Active learning on sparse training sets using binary SVM model

 

The utility ALTrainBinSVM.exe performs active learning loop on the specified input. The input is a set of unlabelled vectors in the form of a sparse trainset (“.sts”) file. Until sufficient number of samples for both classes are acquired, labeling requests are created randomly or by using a smart selection based on the data structure. When enough examples are labeled for the SVM to converge to a meaningful result, the SimpleMargin algorithm is used to calculate the next batch of queries. The size of the batch sets the number of required answers before the main loop is run again. The best results are usually achieved by a batch size of 1 but at the same time this setting requires the most CPU time (which is inversly proportional to the batch size).
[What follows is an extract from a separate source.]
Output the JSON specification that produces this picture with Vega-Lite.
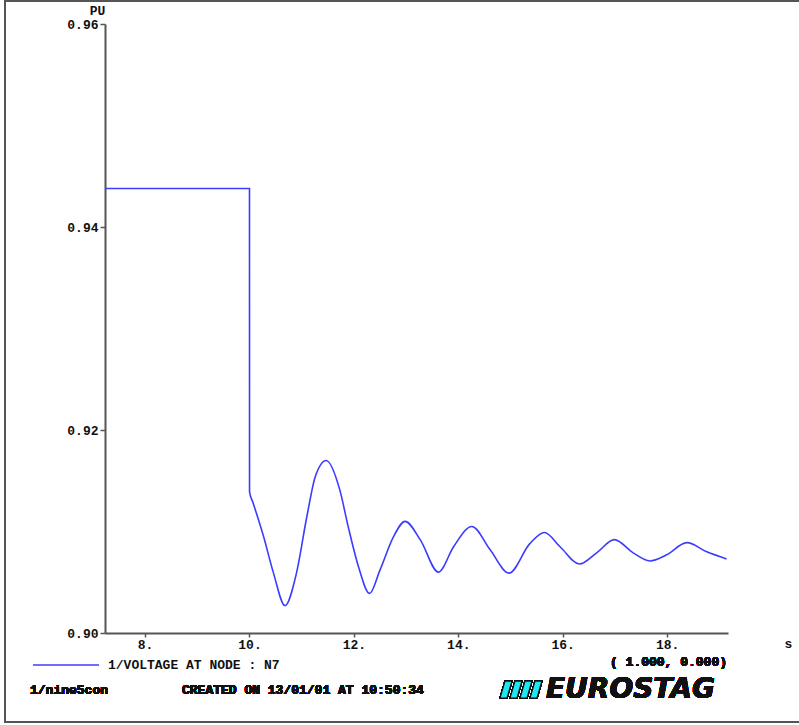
{
  "$schema": "https://vega.github.io/schema/vega-lite/v6.json",
  "autosize": "none",
  "width": 806,
  "height": 721,
  "padding": {"left": 5, "top": 1, "right": -12, "bottom": 2},
  "background": "white",
  "config": {
    "view": {"stroke": "#555555", "strokeWidth": 2},
    "font": "Liberation Mono",
    "text": {"font": "Liberation Mono", "fontWeight": "bold", "fontSize": 13, "color": "#111111"}
  },
  "data": {
    "values": [
      {"t": 7.24, "v": 0.9438, "series": "1/VOLTAGE AT NODE : N7"},
      {"t": 10.0, "v": 0.9438, "series": "1/VOLTAGE AT NODE : N7"},
      {"t": 10.001, "v": 0.9139, "series": "1/VOLTAGE AT NODE : N7"},
      {"t": 10.07, "v": 0.9128, "series": "1/VOLTAGE AT NODE : N7"},
      {"t": 10.27, "v": 0.9095, "series": "1/VOLTAGE AT NODE : N7"},
      {"t": 10.46, "v": 0.9059, "series": "1/VOLTAGE AT NODE : N7"},
      {"t": 10.68, "v": 0.9027, "series": "1/VOLTAGE AT NODE : N7"},
      {"t": 10.9, "v": 0.9059, "series": "1/VOLTAGE AT NODE : N7"},
      {"t": 11.1, "v": 0.9115, "series": "1/VOLTAGE AT NODE : N7"},
      {"t": 11.26, "v": 0.9154, "series": "1/VOLTAGE AT NODE : N7"},
      {"t": 11.47, "v": 0.917, "series": "1/VOLTAGE AT NODE : N7"},
      {"t": 11.73, "v": 0.9141, "series": "1/VOLTAGE AT NODE : N7"},
      {"t": 11.89, "v": 0.9105, "series": "1/VOLTAGE AT NODE : N7"},
      {"t": 12.09, "v": 0.9065, "series": "1/VOLTAGE AT NODE : N7"},
      {"t": 12.3, "v": 0.9039, "series": "1/VOLTAGE AT NODE : N7"},
      {"t": 12.5, "v": 0.9062, "series": "1/VOLTAGE AT NODE : N7"},
      {"t": 12.76, "v": 0.9095, "series": "1/VOLTAGE AT NODE : N7"},
      {"t": 12.98, "v": 0.911, "series": "1/VOLTAGE AT NODE : N7"},
      {"t": 13.27, "v": 0.9092, "series": "1/VOLTAGE AT NODE : N7"},
      {"t": 13.62, "v": 0.906, "series": "1/VOLTAGE AT NODE : N7"},
      {"t": 13.91, "v": 0.9085, "series": "1/VOLTAGE AT NODE : N7"},
      {"t": 14.26, "v": 0.9105, "series": "1/VOLTAGE AT NODE : N7"},
      {"t": 14.61, "v": 0.9082, "series": "1/VOLTAGE AT NODE : N7"},
      {"t": 14.97, "v": 0.9059, "series": "1/VOLTAGE AT NODE : N7"},
      {"t": 15.37, "v": 0.9088, "series": "1/VOLTAGE AT NODE : N7"},
      {"t": 15.65, "v": 0.9099, "series": "1/VOLTAGE AT NODE : N7"},
      {"t": 15.95, "v": 0.9085, "series": "1/VOLTAGE AT NODE : N7"},
      {"t": 16.32, "v": 0.9068, "series": "1/VOLTAGE AT NODE : N7"},
      {"t": 16.65, "v": 0.9079, "series": "1/VOLTAGE AT NODE : N7"},
      {"t": 16.99, "v": 0.9092, "series": "1/VOLTAGE AT NODE : N7"},
      {"t": 17.35, "v": 0.9079, "series": "1/VOLTAGE AT NODE : N7"},
      {"t": 17.67, "v": 0.9071, "series": "1/VOLTAGE AT NODE : N7"},
      {"t": 17.99, "v": 0.9077, "series": "1/VOLTAGE AT NODE : N7"},
      {"t": 18.38, "v": 0.9089, "series": "1/VOLTAGE AT NODE : N7"},
      {"t": 18.76, "v": 0.908, "series": "1/VOLTAGE AT NODE : N7"},
      {"t": 19.14, "v": 0.9073, "series": "1/VOLTAGE AT NODE : N7"}
    ]
  },
  "layer": [
    {
      "mark": {"type": "line", "interpolate": "monotone", "strokeWidth": 1.6},
      "encoding": {
        "x": {
          "field": "t",
          "type": "quantitative",
          "scale": {"domain": [7.232, 19.167], "range": [100, 723], "nice": false, "zero": false},
          "axis": {
            "orient": "bottom",
            "offset": -89,
            "values": [8, 10, 12, 14, 16, 18],
            "labelExpr": "datum.value + '.'",
            "grid": false,
            "domainColor": "#555555",
            "domainWidth": 2,
            "tickColor": "#555555",
            "tickWidth": 1.5,
            "tickSize": 4,
            "labelPadding": 1,
            "labelFont": "Liberation Mono",
            "labelFontWeight": "bold",
            "labelFontSize": 13,
            "labelColor": "#111111",
            "labelAlign": "center",
            "title": "s",
            "titleAngle": 0,
            "titleX": 783,
            "titleY": 10,
            "titleAlign": "center",
            "titleBaseline": "middle",
            "titleFont": "Liberation Mono",
            "titleFontWeight": "bold",
            "titleFontSize": 13,
            "titleColor": "#111111"
          }
        },
        "y": {
          "field": "v",
          "type": "quantitative",
          "scale": {"domain": [0.9, 0.96], "range": [632, 23], "nice": false, "zero": false},
          "axis": {
            "orient": "left",
            "offset": -100,
            "values": [0.9, 0.92, 0.94, 0.96],
            "format": ".2f",
            "grid": false,
            "domainColor": "#555555",
            "domainWidth": 2,
            "tickColor": "#555555",
            "tickWidth": 1.5,
            "tickSize": 5,
            "labelPadding": 2,
            "labelFont": "Liberation Mono",
            "labelFontWeight": "bold",
            "labelFontSize": 13,
            "labelColor": "#111111",
            "title": "PU",
            "titleAngle": 0,
            "titleX": -8,
            "titleY": 9,
            "titleAlign": "center",
            "titleBaseline": "middle",
            "titleFont": "Liberation Mono",
            "titleFontWeight": "bold",
            "titleFontSize": 13,
            "titleColor": "#111111"
          }
        },
        "color": {
          "field": "series",
          "type": "nominal",
          "scale": {"range": ["#3c3cff"]},
          "legend": {
            "orient": "none",
            "legendX": 27,
            "legendY": 630,
            "title": null,
            "padding": 0,
            "symbolType": "stroke",
            "symbolSize": 4356,
            "symbolStrokeWidth": 1.6,
            "labelOffset": 8,
            "labelLimit": 400,
            "labelFont": "Liberation Mono",
            "labelFontWeight": "bold",
            "labelFontSize": 13,
            "labelColor": "#111111"
          }
        }
      }
    },
    {
      "mark": {"type": "text", "text": "( 1.000, 0.000)", "align": "right", "baseline": "middle"},
      "encoding": {
        "x": {"datum": 19.148, "type": "quantitative"},
        "y": {"datum": 0.89714, "type": "quantitative"}
      }
    },
    {
      "mark": {"type": "text", "text": "1/nine5con", "align": "left", "baseline": "middle"},
      "encoding": {
        "x": {"datum": 5.795, "type": "quantitative"},
        "y": {"datum": 0.89438, "type": "quantitative"}
      }
    },
    {
      "mark": {"type": "text", "text": "CREATED ON 13/01/01 AT 10:50:34", "align": "left", "baseline": "middle"},
      "encoding": {
        "x": {"datum": 8.707, "type": "quantitative"},
        "y": {"datum": 0.89438, "type": "quantitative"}
      }
    },
    {
      "mark": {
        "type": "point",
        "shape": "M-1,0.395L-0.674,0.395L-0.442,-0.395L-0.767,-0.395Z M-0.535,0.395L-0.209,0.395L0.023,-0.395L-0.302,-0.395Z M-0.07,0.395L0.256,0.395L0.488,-0.395L0.163,-0.395Z M0.395,0.395L0.721,0.395L0.953,-0.395L0.628,-0.395Z",
        "size": 1849,
        "filled": true,
        "fill": "#1ee6f2",
        "stroke": "#111111",
        "strokeWidth": 1.2,
        "opacity": 1
      },
      "encoding": {
        "x": {"datum": 15.211, "type": "quantitative"},
        "y": {"datum": 0.89443, "type": "quantitative"}
      }
    },
    {
      "mark": {
        "type": "text",
        "text": "EUROSTAG",
        "align": "left",
        "baseline": "middle",
        "font": "DejaVu Sans",
        "fontWeight": "bold",
        "fontStyle": "italic",
        "fontSize": 28,
        "color": "#111111"
      },
      "encoding": {
        "x": {"datum": 15.68, "type": "quantitative"},
        "y": {"datum": 0.89443, "type": "quantitative"}
      }
    }
  ]
}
When the prespecified number of queries is processed, the user returns an “END” literal or the unlabelled pool is depleted the program terminates with an exit code of 0 and writes the resulting SVM model, the union of the labeled and unlabelled pool or both to the specified locations.

 

usage: ALTrainBinSVM.exe

-i:Input-SparseTrainset-Data (default:’’)

-b:Batch-Size (default:1)

-s:Initial-Selection-Mode (default:0) (0:random, 1:data analysis)

-q:Max-Queries (default:-1)

-do:Data-Output-File (default:’’)

-mo:Model-Output-File (default:’’)

 

Example:

 

ALTrainBinSVM.exe –i:input.sts –b:2 –s:1 –q:100 –mo:test.svm

[communication on standard input/output]

> 001 IS-A 43 0.501 1

< 001 1

> 002 IS-A 2231 0.447 -1

< 002

< END